In picking up from the multi-window format of news TV, Modi framed two windows for India pre and post 2014. In his own words, "take any parameter, the work done in the last four years is quick, effective, and people friendly." In reeling out numbers, from electrification of all homes to toilets built with never before speed to roads and railways, the Prime Minister underscored the speed-and-scale aspect of his government.
In narrating the tale of two friends in a jungle caught showing a gun license to a lion without an actual gun, Modi sharpened the juxtaposition between the mindset before 2014 and after.
While in the former statute was substance, now the accent was on action. In Rafale verdict and Christian Michel extradition, he sees an endorsement of a clean and transparent government he has headed. In sum, the last four and a half years of Modi government's nuts-n-bolts job has brought India at the cusp of an inflection point where post-independence political slogans of Roti-Kapda-Makaan and Bijli-Sadak-Pani can make way for aspirations finally.
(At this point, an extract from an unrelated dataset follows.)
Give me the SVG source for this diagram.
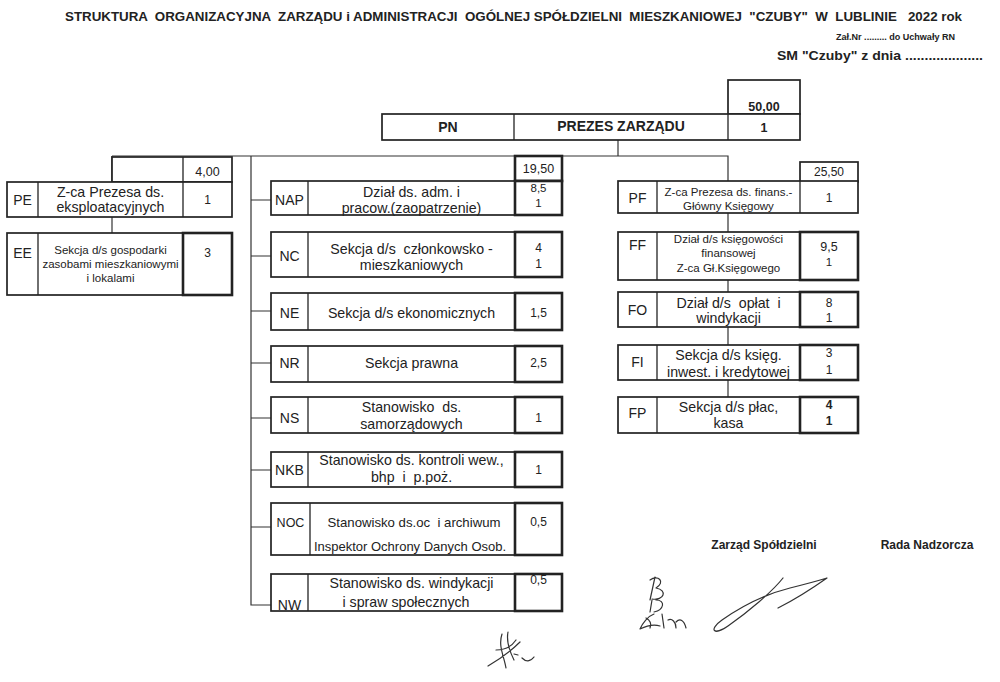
<svg xmlns="http://www.w3.org/2000/svg" width="1000" height="682" viewBox="0 0 1000 682" xml:space="preserve">
<style>
.bg{fill:#ffffff}
.box{fill:#ffffff;stroke:#222;stroke-width:1.7}
.num{fill:none;stroke:#222;stroke-width:2.6}
.dv{stroke:#222;stroke-width:1.3}
.con{stroke:#333;stroke-width:1.2;fill:none}
.sig{stroke:#333;stroke-width:1.2;fill:none;stroke-linecap:round;stroke-linejoin:round}
text{font-family:"Liberation Sans",Arial,sans-serif;fill:#222;text-anchor:middle;white-space:pre}
.hd{font-family:"Liberation Sans Narrow","Liberation Sans",Arial,sans-serif;font-weight:bold;text-anchor:start}
.b{font-weight:bold}
.f14{font-size:14px}
.f13{font-size:14.2px}
.f125{font-size:12.5px}
.f12{font-size:12px}
.f11{font-size:11.5px}
</style>
<rect class="bg" x="0" y="0" width="1000" height="682"/>

<g id="header">
<text class="hd" x="65" y="21" font-size="12" textLength="897" lengthAdjust="spacingAndGlyphs">STRUKTURA  ORGANIZACYJNA  ZARZĄDU i ADMINISTRACJI  OGÓLNEJ SPÓŁDZIELNI  MIESZKANIOWEJ  "CZUBY"  W  LUBLINIE   2022 rok</text>
<text class="hd" x="836" y="40" font-size="9.5" textLength="119" lengthAdjust="spacingAndGlyphs">Zał.Nr ......... do Uchwały RN</text>
<text class="hd" x="777" y="60" font-size="13" textLength="206" lengthAdjust="spacingAndGlyphs">SM "Czuby" z dnia ....................</text>
</g>

<g id="connectors">
<path class="con" d="M618 140 V156"/>
<path class="con" d="M112 156 H728 V181"/>
<path class="con" d="M112 156 V182"/>
<path class="con" d="M112 217 V233"/>
<path class="con" d="M251 156 V605 H271"/>
<path class="con" d="M251 200 H271 M251 256 H271 M251 311 H271 M251 363 H271 M251 418 H271 M251 470 H271 M251 527 H271"/>
<path class="con" d="M728 213 V232 M728 280 V292 M728 327 V345 M728 380 V397"/>
</g>

<g id="PN">
<rect class="box" x="728" y="80" width="72" height="34" stroke-width="2.2"/>
<text class="b f125" x="764" y="111">50,00</text>
<rect class="box" x="382" y="114" width="418" height="26" stroke-width="2.6"/>
<line class="dv" x1="514" y1="114" x2="514" y2="140"/>
<line class="dv" x1="728" y1="114" x2="728" y2="140"/>
<text class="b f14" x="448" y="132">PN</text>
<text class="b f14" x="621" y="131">PREZES ZARZĄDU</text>
<text class="b f125" x="764" y="132">1</text>
</g>

<g id="PE">
<rect class="box" x="112" y="157" width="120" height="25"/>
<line class="dv" x1="183" y1="157" x2="183" y2="182"/>
<text class="f125" x="207.5" y="176">4,00</text>
<rect class="box" x="7" y="182" width="225" height="35" stroke-width="2.4"/>
<line class="dv" x1="38" y1="182" x2="38" y2="217"/>
<line class="dv" x1="183" y1="182" x2="183" y2="217"/>
<text class="f14" x="22.5" y="205">PE</text>
<text class="f13" x="110.5" y="196.5">Z-ca Prezesa ds.</text>
<text class="f13" x="110.5" y="212">eksploatacyjnych</text>
<text class="f12" x="207.5" y="204">1</text>
</g>

<g id="EE">
<rect class="box" x="7" y="233" width="225" height="62"/>
<line class="dv" x1="38" y1="233" x2="38" y2="295"/>
<rect class="num" x="183" y="233" width="49" height="62"/>
<text class="f14" x="22.5" y="258">EE</text>
<text class="f11" x="110.5" y="254">Sekcja d/s gospodarki</text>
<text class="f11" x="110.5" y="268">zasobami mieszkaniowymi</text>
<text class="f11" x="110.5" y="282">i lokalami</text>
<text class="f12" x="207.5" y="257">3</text>
</g>

<g id="NAP">
<rect class="num" x="515" y="156" width="47" height="25"/>
<text class="f125" x="538.5" y="173">19,50</text>
<rect class="box" x="271" y="181" width="291" height="34"/>
<line class="dv" x1="308" y1="181" x2="308" y2="215"/>
<rect class="num" x="515" y="181" width="47" height="34"/>
<text class="f14" x="289.5" y="205">NAP</text>
<text class="f13" x="411.5" y="197">Dział ds. adm. i</text>
<text class="f13" x="411.5" y="213">pracow.(zaopatrzenie)</text>
<text class="f11" x="538.5" y="192">8,5</text>
<text class="f11" x="538.5" y="207">1</text>
</g>

<g id="NC">
<rect class="box" x="271" y="232" width="291" height="45"/>
<line class="dv" x1="308" y1="232" x2="308" y2="277"/>
<rect class="num" x="515" y="232" width="47" height="45"/>
<text class="f14" x="289.5" y="261">NC</text>
<text class="f13" x="411.5" y="254">Sekcja d/s  członkowsko -</text>
<text class="f13" x="411.5" y="270">mieszkaniowych</text>
<text class="f12" x="538.5" y="252">4</text>
<text class="f12" x="538.5" y="268">1</text>
</g>

<g id="NE">
<rect class="box" x="271" y="293" width="291" height="37"/>
<line class="dv" x1="308" y1="293" x2="308" y2="330"/>
<rect class="num" x="515" y="293" width="47" height="37"/>
<text class="f14" x="289.5" y="318">NE</text>
<text class="f13" x="411.5" y="318">Sekcja d/s ekonomicznych</text>
<text class="f12" x="538.5" y="317">1,5</text>
</g>

<g id="NR">
<rect class="box" x="271" y="346" width="291" height="36"/>
<line class="dv" x1="308" y1="346" x2="308" y2="382"/>
<rect class="num" x="515" y="346" width="47" height="36"/>
<text class="f14" x="289.5" y="368">NR</text>
<text class="f13" x="411.5" y="368">Sekcja prawna</text>
<text class="f12" x="538.5" y="367">2,5</text>
</g>

<g id="NS">
<rect class="box" x="271" y="397" width="291" height="36"/>
<line class="dv" x1="308" y1="397" x2="308" y2="433"/>
<rect class="num" x="515" y="397" width="47" height="36"/>
<text class="f14" x="289.5" y="423">NS</text>
<text class="f13" x="411.5" y="412">Stanowisko  ds.</text>
<text class="f13" x="411.5" y="429">samorządowych</text>
<text class="f12" x="538.5" y="422">1</text>
</g>

<g id="NKB">
<rect class="box" x="271" y="452" width="291" height="35"/>
<line class="dv" x1="308" y1="452" x2="308" y2="487"/>
<rect class="num" x="515" y="452" width="47" height="35"/>
<text class="f14" x="289.5" y="475">NKB</text>
<text class="f13" x="411.5" y="465">Stanowisko ds. kontroli wew.,</text>
<text class="f13" x="411.5" y="482">bhp  i  p.poż.</text>
<text class="f12" x="538.5" y="474">1</text>
</g>

<g id="NOC">
<rect class="box" x="271" y="503" width="291" height="52"/>
<line class="dv" x1="310" y1="503" x2="310" y2="555"/>
<rect class="num" x="515" y="503" width="47" height="52"/>
<text class="f125" x="290.5" y="527">NOC</text>
<text x="414" y="527" font-size="13.2">Stanowisko ds.oc  i archiwum</text>
<text x="410" y="551" font-size="13">Inspektor Ochrony Danych Osob.</text>
<text class="f12" x="538.5" y="526">0,5</text>
</g>

<g id="NW">
<rect class="box" x="271" y="574" width="291" height="37"/>
<line class="dv" x1="308" y1="574" x2="308" y2="611"/>
<rect class="num" x="515" y="574" width="47" height="37"/>
<text class="f14" x="289.5" y="610">NW</text>
<text class="f13" x="411.5" y="588">Stanowisko ds. windykacji</text>
<text class="f13" x="406" y="607">i spraw społecznych</text>
<text class="f12" x="538.5" y="584">0,5</text>
</g>

<g id="PF">
<rect class="box" x="800" y="162" width="58" height="20"/>
<text class="f12" x="829" y="176">25,50</text>
<rect class="box" x="618" y="181" width="240" height="32" stroke-width="2.4"/>
<line class="dv" x1="657" y1="181" x2="657" y2="213"/>
<line class="dv" x1="800" y1="181" x2="800" y2="213"/>
<text class="f14" x="637.5" y="203">PF</text>
<text class="f11" x="728.5" y="196">Z-ca Prezesa ds. finans.-</text>
<text class="f11" x="728.5" y="210">Główny Księgowy</text>
<text class="f12" x="829" y="202">1</text>
</g>

<g id="FF">
<rect class="box" x="618" y="232" width="240" height="48"/>
<line class="dv" x1="657" y1="232" x2="657" y2="280"/>
<rect class="num" x="800" y="232" width="58" height="48"/>
<text class="f14" x="637.5" y="250">FF</text>
<text class="f11" x="728.5" y="243">Dział d/s księgowości</text>
<text class="f11" x="728.5" y="257">finansowej</text>
<text class="f11" x="728.5" y="272">Z-ca Gł.Księgowego</text>
<text class="f125" x="829" y="251">9,5</text>
<text class="f11" x="829" y="266">1</text>
</g>

<g id="FO">
<rect class="box" x="618" y="292" width="240" height="35"/>
<line class="dv" x1="657" y1="292" x2="657" y2="327"/>
<rect class="num" x="800" y="292" width="58" height="35"/>
<text class="f14" x="637.5" y="315">FO</text>
<text class="f13" x="728.5" y="308">Dział d/s  opłat  i</text>
<text class="f13" x="728.5" y="323">windykacji</text>
<text class="f12" x="829" y="307">8</text>
<text class="f12" x="829" y="322">1</text>
</g>

<g id="FI">
<rect class="box" x="618" y="345" width="240" height="35"/>
<line class="dv" x1="657" y1="345" x2="657" y2="380"/>
<rect class="num" x="800" y="345" width="58" height="35"/>
<text class="f14" x="637.5" y="367">FI</text>
<text class="f13" x="728.5" y="360">Sekcja d/s księg.</text>
<text class="f13" x="728.5" y="377">inwest. i kredytowej</text>
<text class="f12" x="829" y="357">3</text>
<text class="f12" x="829" y="374">1</text>
</g>

<g id="FP">
<rect class="box" x="618" y="397" width="240" height="36"/>
<line class="dv" x1="657" y1="397" x2="657" y2="433"/>
<rect class="num" x="800" y="397" width="58" height="36"/>
<text class="f14" x="637.5" y="418">FP</text>
<text class="f13" x="728.5" y="412">Sekcja d/s płac,</text>
<text class="f13" x="728.5" y="428">kasa</text>
<text class="f12 b" x="829" y="409">4</text>
<text class="f12 b" x="829" y="425">1</text>
</g>

<g id="signatures">
<text class="b f12" x="764" y="549">Zarząd Spółdzielni</text>
<text class="b f12" x="927" y="549">Rada Nadzorcza</text>
<path class="sig" d="M650 580 C658 574 666 582 656 588 C668 590 664 601 652 599 M655 577 L650 600 M656 600 C666 600 664 610 654 612 M652 600 L650 612"/>
<path class="sig" d="M654 614 C648 616 642 624 640 629 C646 626 654 624 660 626 M646 618 C650 620 652 624 650 628 M662 614 L664 628 M668 620 C672 618 676 622 676 628 M676 622 C680 618 684 620 686 628"/>
<path class="sig" d="M783 578 C772 592 748 612 728 626 C714 636 708 630 722 620 C742 606 766 594 790 588 C802 585 814 582 827 578 C810 590 794 600 778 608"/>
<path class="sig" d="M502 634 C498 646 504 656 506 668 M508 632 C506 642 510 652 514 660 M496 650 C506 650 512 646 516 640 M488 666 C498 660 510 652 520 642 M514 654 L518 655 M522 658 C526 662 530 662 534 657"/>
</g>
</svg>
How much of this is going to be an election winner for Modi? This question gains significance in the backdrop of just concluded Assembly elections which saw a Congress comeback in the Hindi heartland on the back of farm loan waivers and unemployment doles.
Having observed his governance for more than 16 years, I can say with some authority that giving sops is not the Narendra Modi model. It puts a greater premium on providing enablers - like the Mudra loans - than create dependant architecture that was put in place by the Sonia Gandhi led NAC in UPA era.
If the Assembly results are a measure of people's predilection for socialist era welfarism, then it's a challenge that would need a Modi response before he hits the campaign trail. Given it was first major speech after the results, PM's announcement of recalibration of GST to make it more poor and middle classes friendly by bringing 99% of goods below the 18% slab gave a hint of a course correction.